By the time I came around, there was never any wine on the table even for special occasions. If for some reason there was a bottle, granny would serve tiny silver shot glasses for it. My great-grandmother would gulp hers and demand another one right away – she was in her 90s by then and was allowed. My mom and granny, on the other hand, are terrified of wine and alcohol in general – as far as they’re concerned, even a little bit is too much. They’d seen a few people drink in a way that would make them “lose their consciousness and harm their health.”

Khrushchev must have agreed with my family, and not Mikoyan, as he decided to fight alcoholism in the mid 1980s and cut out whole vineyards in Georgia, among other places. On a recent trip to Kakheti, the main wine-producing region of Georgia, I was told that complete types of grapes were destroyed and they are now – slowly but surely – trying to get them back, but the process will take many years.

It was at the same place I discovered that Georgians mainly drink white wine, and not red like we’re used to. Later a friend said that Georgians joke that if they drank red wine, their veins would explode!

I got so carried away with wine, I almost forgot about the food I prepared, which was yummy: stuffed bell peppers and zucchini.

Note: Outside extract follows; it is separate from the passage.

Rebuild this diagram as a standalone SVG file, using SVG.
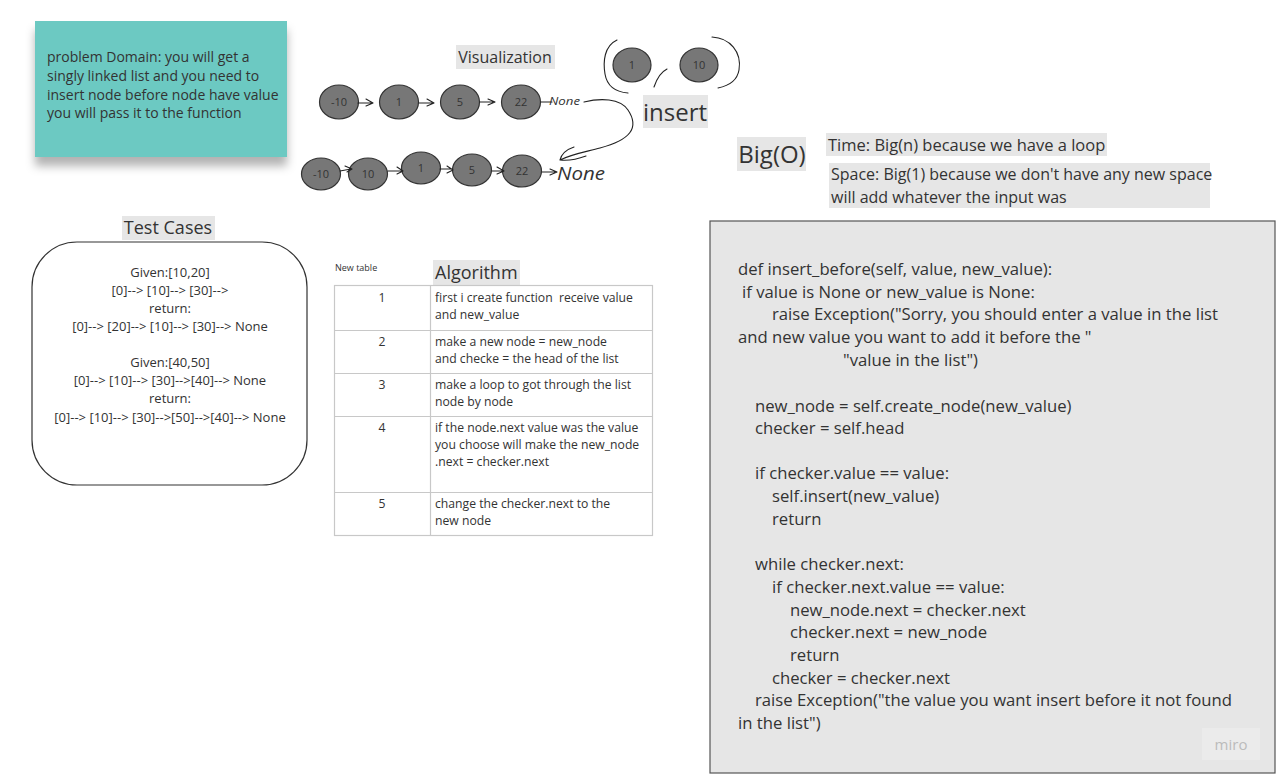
<svg xmlns="http://www.w3.org/2000/svg" width="1281" height="780" viewBox="0 0 1281 780">
<defs>
<filter id="shadow" x="-20%" y="-20%" width="140%" height="160%">
<feDropShadow dx="0" dy="9" stdDeviation="5" flood-color="#000" flood-opacity="0.3"/>
</filter>
<style>
text{font-family:"Open Sans","Noto Sans","Liberation Sans",sans-serif;fill:#333}
.nd{fill:#777;stroke:#333;stroke-width:1.2}
.nt{font-size:11px;text-anchor:middle;fill:#333}
.hand{fill:none;stroke:#222;stroke-width:1.1;stroke-linecap:round;stroke-linejoin:round}
.hl{fill:#e6e6e6}
.code{font-size:16.7px}
.tc{font-size:13px;text-anchor:middle}
.tb{font-size:12.2px}
.grid{fill:none;stroke:#c8c8c8;stroke-width:1.2}
</style>
</defs>
<rect width="1281" height="780" fill="#fff"/>

<g id="problem-domain">
<rect x="35" y="21" width="252" height="136" fill="#6cc9c2" filter="url(#shadow)"/>
<text x="47" y="62" font-size="14">problem Domain: you will get a</text>
<text x="47" y="81" font-size="14">singly linked list and you need to</text>
<text x="47" y="100" font-size="14">insert node before node have value</text>
<text x="47" y="118" font-size="14">you will pass it to the function</text>
</g>

<g id="visualization-title">
<rect class="hl" x="456" y="45" width="99" height="24"/>
<text x="505" y="63" font-size="16" text-anchor="middle">Visualization</text>
</g>

<g id="list-before">
<ellipse class="nd" cx="339" cy="102" rx="19.5" ry="17"/><text class="nt" x="339" y="106">-10</text>
<ellipse class="nd" cx="399" cy="102" rx="19.5" ry="17"/><text class="nt" x="399" y="106">1</text>
<ellipse class="nd" cx="460" cy="102" rx="19.5" ry="17"/><text class="nt" x="460" y="106">5</text>
<ellipse class="nd" cx="521" cy="102" rx="19.5" ry="17"/><text class="nt" x="521" y="106">22</text>
<text x="549" y="105" font-size="11" font-style="italic" font-family="DejaVu Sans, sans-serif" textLength="31" lengthAdjust="spacingAndGlyphs">None</text>
</g>

<g id="list-after">
<ellipse class="nd" cx="321" cy="174" rx="19.5" ry="16"/><text class="nt" x="321" y="178">-10</text>
<ellipse class="nd" cx="368" cy="174" rx="19.5" ry="16"/><text class="nt" x="368" y="178">10</text>
<ellipse class="nd" cx="421" cy="168" rx="19.5" ry="16"/><text class="nt" x="421" y="172">1</text>
<ellipse class="nd" cx="472" cy="170" rx="19.5" ry="16"/><text class="nt" x="472" y="174">5</text>
<ellipse class="nd" cx="522" cy="171" rx="19.5" ry="16"/><text class="nt" x="522" y="175">22</text>
<text x="557" y="180" font-size="18" font-style="italic" font-family="DejaVu Sans, sans-serif" textLength="48" lengthAdjust="spacingAndGlyphs">None</text>
</g>

<g id="insert-values">
<ellipse class="nd" cx="632" cy="65" rx="19" ry="17"/><text class="nt" x="632" y="69">1</text>
<ellipse class="nd" cx="699" cy="65" rx="19" ry="17"/><text class="nt" x="699" y="69">10</text>
<path class="hand" d="M617,40 C604,46 603,62 605,74 C607,86 616,92 628,93"/>
<path class="hand" d="M712,37 C730,38 742,52 739,70 C737,82 728,86 718,88"/>
<path class="hand" d="M654,87 C657,78 661,72 667,69"/>
<rect class="hl" x="643" y="95" width="65" height="33"/>
<text x="675" y="121" font-size="24" text-anchor="middle">insert</text>
</g>

<g id="connectors">
<path class="hand" d="M358,103 H371 M366,99 L373,103 L366,106"/>
<path class="hand" d="M419,103 H432 M427,99 L434,103 L427,106"/>
<path class="hand" d="M480,102 H493 M488,99 L495,102 L488,105"/>
<path class="hand" d="M541,102 H552"/>
<path class="hand" d="M584,102 C600,98 620,98 628,110 C640,128 630,140 600,148 C585,152 572,154 560,160 M560,160 C562,152 568,149 574,147 M560,160 C570,161 578,159 586,156"/>
<path class="hand" d="M340,171 L351,169 M345,166 L352,169 L347,172"/>
<path class="hand" d="M388,171 H401 M397,167 L403,171 L397,174"/>
<path class="hand" d="M440,169 H452 M447,166 L453,170 L447,173"/>
<path class="hand" d="M492,171 H503 M497,167 L504,171 L497,174"/>
<path class="hand" d="M542,172 H555 M550,169 L557,172 L550,175"/>
</g>

<g id="big-o">
<rect class="hl" x="737" y="137" width="69" height="34"/>
<text x="772" y="163" font-size="24" text-anchor="middle">Big(O)</text>
<rect class="hl" x="826" y="133" width="281" height="23"/>
<text x="828" y="151" font-size="16.5">Time: Big(n) because we have a loop</text>
<rect class="hl" x="829" y="163" width="381" height="45"/>
<text x="831" y="180" font-size="16">Space: Big(1) because we don't have any new space</text>
<text x="831" y="203" font-size="16">will add whatever the input was</text>
</g>

<g id="code">
<rect x="710" y="221" width="565" height="552" fill="#e6e6e6" stroke="#555" stroke-width="1.2"/>
<text class="code" x="738" y="275">def insert_before(self, value, new_value):</text>
<text class="code" x="742" y="298">if value is None or new_value is None:</text>
<text class="code" x="772" y="320">raise Exception("Sorry, you should enter a value in the list</text>
<text class="code" x="738" y="343">and new value you want to add it before the "</text>
<text class="code" x="843" y="366">"value in the list")</text>
<text class="code" x="755" y="412">new_node = self.create_node(new_value)</text>
<text class="code" x="755" y="434">checker = self.head</text>
<text class="code" x="755" y="479">if checker.value == value:</text>
<text class="code" x="772" y="502">self.insert(new_value)</text>
<text class="code" x="772" y="525">return</text>
<text class="code" x="755" y="570">while checker.next:</text>
<text class="code" x="772" y="593">if checker.next.value == value:</text>
<text class="code" x="790" y="616">new_node.next = checker.next</text>
<text class="code" x="790" y="638">checker.next = new_node</text>
<text class="code" x="790" y="661">return</text>
<text class="code" x="772" y="684">checker = checker.next</text>
<text class="code" x="755" y="706">raise Exception("the value you want insert before it not found</text>
<text class="code" x="738" y="729">in the list")</text>
<rect x="1202" y="728" width="58" height="32" fill="#ebebeb"/>
<text x="1231" y="750" font-size="15" text-anchor="middle" style="fill:#bbb">miro</text>
</g>

<g id="test-cases">
<rect class="hl" x="122" y="216" width="93" height="24"/>
<text x="168" y="234" font-size="18" text-anchor="middle">Test Cases</text>
<rect x="32" y="242" width="275" height="243" rx="45" ry="45" fill="#fff" stroke="#333" stroke-width="1.2"/>
<text class="tc" x="170" y="277">Given:[10,20]</text>
<text class="tc" x="170" y="295">[0]--&gt; [10]--&gt; [30]--&gt;</text>
<text class="tc" x="170" y="313">return:</text>
<text class="tc" x="170" y="331">[0]--&gt; [20]--&gt; [10]--&gt; [30]--&gt; None</text>
<text class="tc" x="170" y="367">Given:[40,50]</text>
<text class="tc" x="170" y="385">[0]--&gt; [10]--&gt; [30]--&gt;[40]--&gt; None</text>
<text class="tc" x="170" y="403">return:</text>
<text class="tc" x="170" y="422">[0]--&gt; [10]--&gt; [30]--&gt;[50]--&gt;[40]--&gt; None</text>
</g>

<g id="algorithm">
<text x="335" y="271" font-size="9">New table</text>
<rect class="hl" x="433" y="260" width="87" height="25"/>
<text x="435" y="279" font-size="18">Algorithm</text>
<rect class="grid" x="334.5" y="285.5" width="318" height="250"/>
<path class="grid" d="M430.5,286 V536 M335,330.5 H652 M335,373.5 H652 M335,416.5 H652 M335,492.5 H652"/>
<text class="tb" x="382" y="302" text-anchor="middle">1</text>
<text class="tb" x="435" y="302" xml:space="preserve">first i create function  receive value</text>
<text class="tb" x="435" y="319">and new_value</text>
<text class="tb" x="382" y="346" text-anchor="middle">2</text>
<text class="tb" x="435" y="346">make a new node = new_node</text>
<text class="tb" x="435" y="363">and checke = the head of the list</text>
<text class="tb" x="382" y="389" text-anchor="middle">3</text>
<text class="tb" x="435" y="389">make a loop to got through the list</text>
<text class="tb" x="435" y="406">node by node</text>
<text class="tb" x="382" y="432" text-anchor="middle">4</text>
<text class="tb" x="435" y="432">if the node.next value was the value</text>
<text class="tb" x="435" y="449">you choose will make the new_node</text>
<text class="tb" x="435" y="466">.next = checker.next</text>
<text class="tb" x="382" y="508" text-anchor="middle">5</text>
<text class="tb" x="435" y="508">change the checker.next to the</text>
<text class="tb" x="435" y="525">new node</text>
</g>
</svg>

Granny says there weren’t many peppers around in the Soviet time, but plenty of zucchini, which would be preserved for winter and made into “dips.” I certainly remember stuffed peppers as a kid – the goal was to eat all the rice and meat from the inside and leave the pepper behind – without the adults noticing.

This time I ate the pepper, too, and drank the wine. Although there were no adults around to praise me on the pepper, I hope Mikoyan would have approved the wine.

 

Stuffed Peppers

Stuffed peppers

The recipe from the Soviet Cook Book, page 217

 

Ingridients:

500 grams ground meat; 1 onion; 3 Tbsp butter; ½ cup cooked rice

Prepare sweet green peppers. Wash them, trim the tops with the stem and clean out the seeds. Put the peppers in boiling salted water for 2-3 minutes. Remove from water and drain. Then, fill peppers with a mixture of already prepared ground meat and rice. Pods green sweet pepper wash, trim the tops with stem and clean out the seeds. Lay in a pan, cover with broth, butter and tomato paste and bake in the oven or simmer over a fire for 30-40 minutes. Serve with sour cream.

Fry meat with chopped onion in butter. Add salt, pepper and herbs to taste. Mix meat with rice.